Au bout de trois semaines de conflit, un accord a finalement été signé entre les ouvriers du Livre et Presstalis. Pas de licenciements. Sur 170 employés, 110 continuent de travailler, les autres, plus âgés (nés en 1956 et avant), partent en préretraite. C’est une sorte de plan social que Sarkozy avait interdit, mais lorsque les pressions sont déterminées, le pouvoir recule parfois. Mais attention, c’est, à mon avis, une victoire à la Pyrrhus…
Deux des trois centres sont fermés, une grande partie du traitement des publications part pour la sous-traitance. En cas de nouveau conflit, les commis seront beaucoup moins nombreux et bloqueront moins de titres !
En outre, pour la pléthore de cadres (170), rien n’a été signé et ils se réservent le droit de reprendre une grève… Presstalis ressemble d’ailleurs à une armée sud-américaine où les généraux sont aussi nombreux que les soldats, et ça à la suite de la mécanisation à outrance.

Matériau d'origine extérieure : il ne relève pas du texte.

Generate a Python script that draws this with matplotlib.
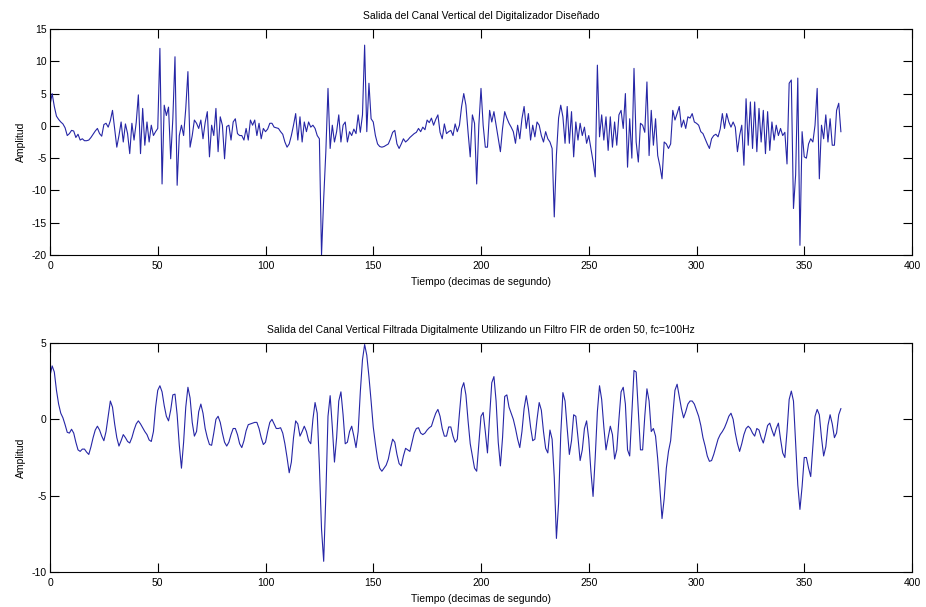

Au final, leur sort est déjà réglé… De nouveaux blocages sont donc à prévoir. La grève fut combative, mais sa popularisation très mal orchestrée, le conflit étant resté très corporatiste et ayant la volonté de laver son linge sale en famille.
Le profane de la rue voulant acheter son journal ne comprend jamais pourquoi il ne le trouve pas ! Lorsque j’ai proposé par téléphone aux commis CGT de s’exprimer sur les ondes de Radio libertaire, ils m’ont d’abord demandé si c’était une « radio gay » (et pourquoi pas d’ailleurs ?) puis, après un grand silence, m’ont dit qu’ils en référeraient à leur responsable !
J’ai dû leur rappeler que les anarchistes avaient fondé la CGT au siècle dernier et que des tendances anarcho-syndicalistes y subsistaient toujours. En vain !
Un petit mot maintenant sur les kiosquiers (360 sur Paris), pris entre le marteau et l’enclume ! Déjà à l’agonie depuis quelques années à cause de l’effondrement des ventes des titres, torpillés par Internet, les abonnements, les journaux gratuits et la baisse du pouvoir d’achat puisqu’ils sont rétribués à la commission (22 %) et sont travailleurs indépendants. Par tous les temps, ils réceptionnent la presse, la disposent et la vendent. Dernier maillon essentiel de la chaîne, ils ont toujours été les parents pauvres de la profession. Pourtant, en 2005, ils avaient baissé le rideau durant une semaine, bloqué les dépôts, manifesté et réussi à faire augmenter leur commission. Les kiosquiers sont administrés par Mediakiosk qui leur distribuent des aumônes sous forme d’aide financière pour les plus petits (150 environ).
Les syndicats de kiosquiers ont tout de même envoyé une lettre de soutien aux grévistes en demandant à Presstalis de conserver son système actuel de distribution. Les gros éditeurs et leurs messageries, comme d’habitude, divisent pour régner et imposent une multitude de statuts aux différents travailleurs de la presse, essayant de créer une opposition entre eux.
Alors, lecteur du Monde libertaire, lorsque tu achèteras ton canard, jette un œil compatissant au « dernier mohican » du pavé parisien, ces rebelles du bitume, ces forains du papier, si tu as du mal à trouver ton titre, engueule-le gentiment et demande lui de le mettre en service et achète-le lui chaque semaine !
Salut et fraternité.



COMMENTAIRES ARCHIVÉS


kaukabi

le 24 septembre 2012
Ce qui me choque le plus c que tu oublie le bataillon de chauffeurs de presse qui travaillent au noir toutes les nuits pour Presstalis au départ du dépot de Bobigny.
Géodis Bonneuil c pire encore sans papiers et travail au black avec véhicule sans assurance.

kaukabi

le 24 septembre 2012
Tous les dépots de presse emploient des transporteurs roulant en dessous du prix de revient,c tel prix tu prend ou tu te casse.
Après il ne faut pas s'étonner que la plupart des chauffeurs sont déclarés 2h00 et travaille 6 à 8h00 par jour au mieux et le reste c du black et tout le monde le sait et personne ne dit rien ni ne bouge.

kaukabi

le 24 septembre 2012
Nous représentant des chauffeurs de presse assurons de notre total soutien les camarades en grève de presstalis qui voient leur travail partir chez la précarité de Géodis qui écrase ses sous traitants avec la complicité des pouvoirs publics qui ferment les yeux sur le travail au noir de nuit.